Repeat, exactly as written, every line from the one holding "The picture is" through the one holding "const GREY = '#c0c0c0';". Leave out all other lines.
## BEGIN SUPPLIED INFORMATION
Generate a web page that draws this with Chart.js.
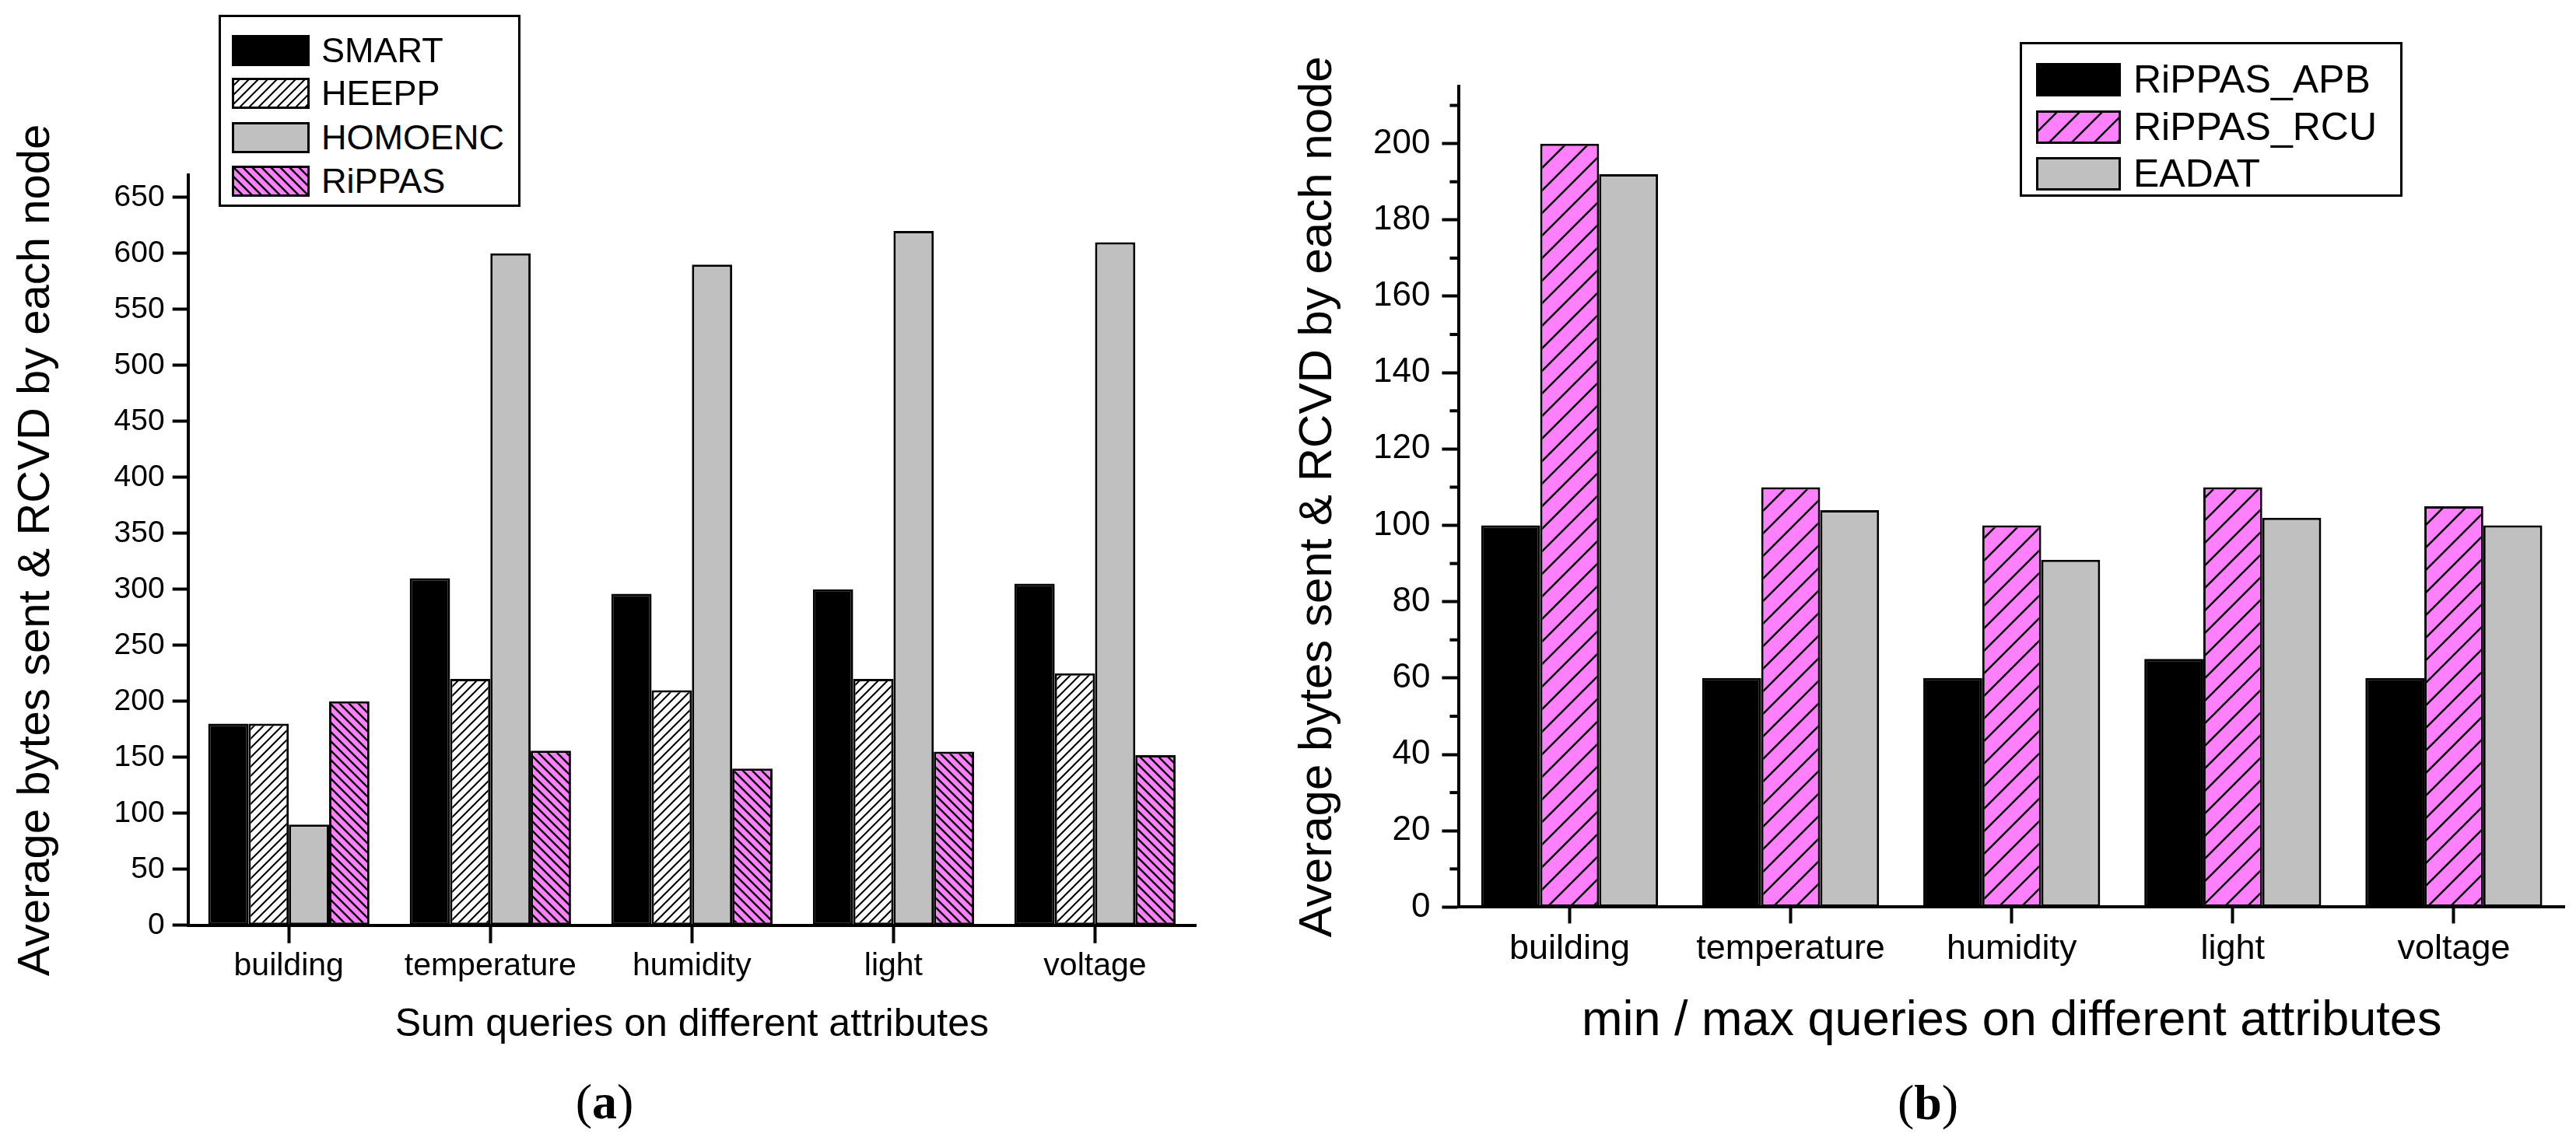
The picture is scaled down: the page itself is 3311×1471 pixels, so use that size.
<!DOCTYPE html>
<html>
<head>
<meta charset="utf-8">
<script src="https://cdn.jsdelivr.net/npm/chart.js@4.4.1/dist/chart.umd.min.js"></script>
<style>
  body { margin: 0; background: #fff; }
  #wrap { position: relative; width: 3311px; height: 1471px; font-family: "Liberation Sans", Arial, sans-serif; }
  .box { position: absolute; }
  .legend { position: absolute; border: 3px solid #000; background: #fff; box-sizing: border-box; }
  .row { position: absolute; display: flex; align-items: center; }
  .row canvas { display: block; }
  .row span { color: #000; white-space: nowrap; }
  .cap { position: absolute; font-family: "Liberation Serif", "DejaVu Serif", serif; font-size: 64px; transform: translate(-50%, -50%); }
</style>
</head>
<body>
<div id="wrap">
  <div class="box" style="left:0;top:0;width:1580px;height:1390px"><canvas id="sumChart"></canvas></div>
  <div class="box" style="left:1560px;top:0;width:1751px;height:1390px"><canvas id="minMaxChart"></canvas></div>
  <div class="legend" id="legA" style="left:281px;top:19px;width:388px;height:247px"></div>
  <div class="legend" id="legB" style="left:2596px;top:54px;width:492px;height:199px"></div>
  <div class="cap" style="left:777px;top:1417px">(<b>a</b>)</div>
  <div class="cap" style="left:2478px;top:1418px">(<b>b</b>)</div>
</div>
<script>
// categories and values
const categories = ['building', 'temperature', 'humidity', 'light', 'voltage'];

const smart   = [180, 310, 296, 300, 305];
const heepp   = [180, 220, 210, 220, 225];
const homoenc = [90, 600, 590, 620, 610];
const rippas  = [200, 156, 140, 155, 152];

const rippasApb = [100, 60, 60, 65, 60];
const rippasRcu = [200, 110, 100, 110, 105];
const eadat     = [192, 104, 91, 102, 100];

const sumAxis = { max: 670, step: 50 };
const minMaxAxis = { max: 215, step: 20, minor: 10 };

const PINK = '#ff80ff';
const GREY = '#c0c0c0';

Chart.defaults.font.family = '"Liberation Sans", Arial, sans-serif';
Chart.defaults.color = '#000';

function hatch(bg, dir, size, lw) {
    const c = document.createElement('canvas');
    c.width = size; c.height = size;
    const x = c.getContext('2d');
    x.fillStyle = bg;
    x.fillRect(0, 0, size, size);
    x.strokeStyle = '#000';
    x.lineWidth = lw;
    x.beginPath();
    if (dir === '/') {
        x.moveTo(-1, size + 1); x.lineTo(size + 1, -1);
        x.moveTo(-size / 2 - 1, size / 2 + 1); x.lineTo(size / 2 + 1, -size / 2 - 1);
        x.moveTo(size / 2 - 1, size * 1.5 + 1); x.lineTo(size * 1.5 + 1, size / 2 - 1);
    } else {
        x.moveTo(-1, -1); x.lineTo(size + 1, size + 1);
        x.moveTo(-size / 2 - 1, size / 2 - 1); x.lineTo(size / 2 + 1, size * 1.5 + 1);
        x.moveTo(size / 2 - 1, -size / 2 - 1); x.lineTo(size * 1.5 + 1, size / 2 + 1);
    }
    x.stroke();
    return x.createPattern(c, 'repeat');
}

const heeppFill = hatch('#ffffff', '/', 12, 2);
const rippasFill = hatch(PINK, '\\', 12, 2.5);
const rcuFill = hatch(PINK, '/', 29, 2.5);

// short ticks between the labelled ones on the right panel
const minorTicks = {
    id: 'minorTicks',
    afterDraw(chart, args, opts) {
        if (!opts.step) return;
        const s = chart.scales.y;
        const ctx = chart.ctx;
        ctx.save();
        ctx.strokeStyle = '#000';
        ctx.lineWidth = 4;
        for (let v = opts.step; v < s.max; v += opts.step * 2) {
            const y = s.getPixelForValue(v);
            ctx.beginPath();
            ctx.moveTo(s.right - opts.len, y);
            ctx.lineTo(s.right, y);
            ctx.stroke();
        }
        ctx.restore();
    }
};

function bar(label, data, fill) {
    return {
        label: label,
        data: data,
        backgroundColor: fill,
        borderColor: '#000',
        borderWidth: 3,
        borderSkipped: false,
        categoryPercentage: 0.8,
        barPercentage: 1.0
    };
}

function config(datasets, o) {
    return {
        type: 'bar',
        data: { labels: categories, datasets: datasets },
        plugins: [minorTicks],
        options: {
            responsive: true,
            maintainAspectRatio: false,
            animation: false,
            devicePixelRatio: 1,
            layout: { padding: o.padding },
            plugins: {
                legend: { display: false },
                tooltip: { enabled: false },
                minorTicks: o.minor
            },
            scales: {
                x: {
                    grid: { drawOnChartArea: false, offset: false, tickLength: o.xTick, tickWidth: 4, tickColor: '#000' },
                    border: { display: true, color: '#000', width: 4 },
                    ticks: { font: { size: o.xFont }, padding: o.xPad, color: '#000' },
                    title: { display: true, text: o.xTitle, font: { size: o.xTitleFont }, padding: o.xTitlePad, color: '#000' }
                },
                y: {
                    min: 0,
                    max: o.max,
                    grid: { drawOnChartArea: false, tickLength: o.yTick, tickWidth: 4, tickColor: '#000' },
                    border: { display: true, color: '#000', width: 4 },
                    ticks: { stepSize: o.step, includeBounds: false, font: { size: o.yFont }, padding: o.yPad, color: '#000' },
                    title: { display: true, text: 'Average bytes sent & RCVD by each node', font: { size: o.yTitleFont }, padding: o.yTitlePad, color: '#000' }
                }
            }
        }
    };
}

new Chart(document.getElementById('sumChart'), config([
    bar('SMART', smart, '#000000'),
    bar('HEEPP', heepp, heeppFill),
    bar('HOMOENC', homoenc, GREY),
    bar('RiPPAS', rippas, rippasFill)
], {
    padding: { left: 8, top: 225, right: 43, bottom: 38 },
    max: sumAxis.max, step: sumAxis.step, minor: {},
    xTick: 23, xFont: 41, xPad: 5, xTitle: 'Sum queries on different attributes', xTitleFont: 50, xTitlePad: { top: 16, bottom: 4 },
    yTick: 20, yFont: 39, yPad: 10, yTitleFont: 58, yTitlePad: { top: 4, bottom: 55 }
}));

new Chart(document.getElementById('minMaxChart'), config([
    bar('RiPPAS_APB', rippasApb, '#000000'),
    bar('RiPPAS_RCU', rippasRcu, rcuFill),
    bar('EADAT', eadat, GREY)
], {
    padding: { left: 90, top: 111, right: 15, bottom: 35 },
    max: minMaxAxis.max, step: minMaxAxis.step, minor: { step: minMaxAxis.minor, len: 12 },
    xTick: 21, xFont: 45, xPad: 6, xTitle: 'min / max queries on different attributes', xTitleFont: 63, xTitlePad: { top: 22, bottom: 4 },
    yTick: 22, yFont: 44, yPad: 15, yTitleFont: 60, yTitlePad: { top: 8, bottom: 20 }
}));

// legends drawn as html, swatches filled with the same patterns
function legend(id, items, sw, rows, textLeft, fontSize) {
    const box = document.getElementById(id);
    items.forEach((it, i) => {
        const row = document.createElement('div');
        row.className = 'row';
        row.style.left = sw.left + 'px';
        row.style.top = rows[i] + 'px';
        const c = document.createElement('canvas');
        c.width = sw.w; c.height = sw.h;
        const x = c.getContext('2d');
        x.fillStyle = it.fill;
        x.fillRect(0, 0, sw.w, sw.h);
        x.strokeStyle = '#000';
        x.lineWidth = 3;
        x.strokeRect(1.5, 1.5, sw.w - 3, sw.h - 3);
        const t = document.createElement('span');
        t.textContent = it.label;
        t.style.fontSize = fontSize + 'px';
        t.style.marginLeft = (textLeft - sw.left - sw.w) + 'px';
        row.appendChild(c);
        row.appendChild(t);
        box.appendChild(row);
    });
}

legend('legA', [
    { label: 'SMART', fill: '#000000' },
    { label: 'HEEPP', fill: heeppFill },
    { label: 'HOMOENC', fill: GREY },
    { label: 'RiPPAS', fill: rippasFill }
], { left: 14, w: 100, h: 40 }, [17, 72, 129, 185], 129, 45);

legend('legB', [
    { label: 'RiPPAS_APB', fill: '#000000' },
    { label: 'RiPPAS_RCU', fill: rcuFill },
    { label: 'EADAT', fill: GREY }
], { left: 18, w: 109, h: 43 }, [16, 77, 137], 143, 50);
</script>
</body>
</html>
## END SUPPLIED INFORMATION
> _RESULT OF THIS TASK_:
The picture is scaled down: the page itself is 3311×1471 pixels, so use that size.
<!DOCTYPE html>
<html>
<head>
<meta charset="utf-8">
<script src="https://cdn.jsdelivr.net/npm/chart.js@4.4.1/dist/chart.umd.min.js"></script>
<style>
  body { margin: 0; background: #fff; }
  #wrap { position: relative; width: 3311px; height: 1471px; font-family: "Liberation Sans", Arial, sans-serif; }
  .box { position: absolute; }
  .legend { position: absolute; border: 3px solid #000; background: #fff; box-sizing: border-box; }
  .row { position: absolute; display: flex; align-items: center; }
  .row canvas { display: block; }
  .row span { color: #000; white-space: nowrap; }
  .cap { position: absolute; font-family: "Liberation Serif", "DejaVu Serif", serif; font-size: 64px; transform: translate(-50%, -50%); }
</style>
</head>
<body>
<div id="wrap">
  <div class="box" style="left:0;top:0;width:1580px;height:1390px"><canvas id="sumChart"></canvas></div>
  <div class="box" style="left:1560px;top:0;width:1751px;height:1390px"><canvas id="minMaxChart"></canvas></div>
  <div class="legend" id="legA" style="left:281px;top:19px;width:388px;height:247px"></div>
  <div class="legend" id="legB" style="left:2596px;top:54px;width:492px;height:199px"></div>
  <div class="cap" style="left:777px;top:1417px">(<b>a</b>)</div>
  <div class="cap" style="left:2478px;top:1418px">(<b>b</b>)</div>
</div>
<script>
// categories and values
const categories = ['building', 'temperature', 'humidity', 'light', 'voltage'];

const smart   = [180, 310, 296, 300, 305];
const heepp   = [180, 220, 210, 220, 225];
const homoenc = [90, 600, 590, 620, 610];
const rippas  = [200, 156, 140, 155, 152];

const rippasApb = [100, 60, 60, 65, 60];
const rippasRcu = [200, 110, 100, 110, 105];
const eadat     = [192, 104, 91, 102, 100];

const sumAxis = { max: 670, step: 50 };
const minMaxAxis = { max: 215, step: 20, minor: 10 };

const PINK = '#ff80ff';
const GREY = '#c0c0c0';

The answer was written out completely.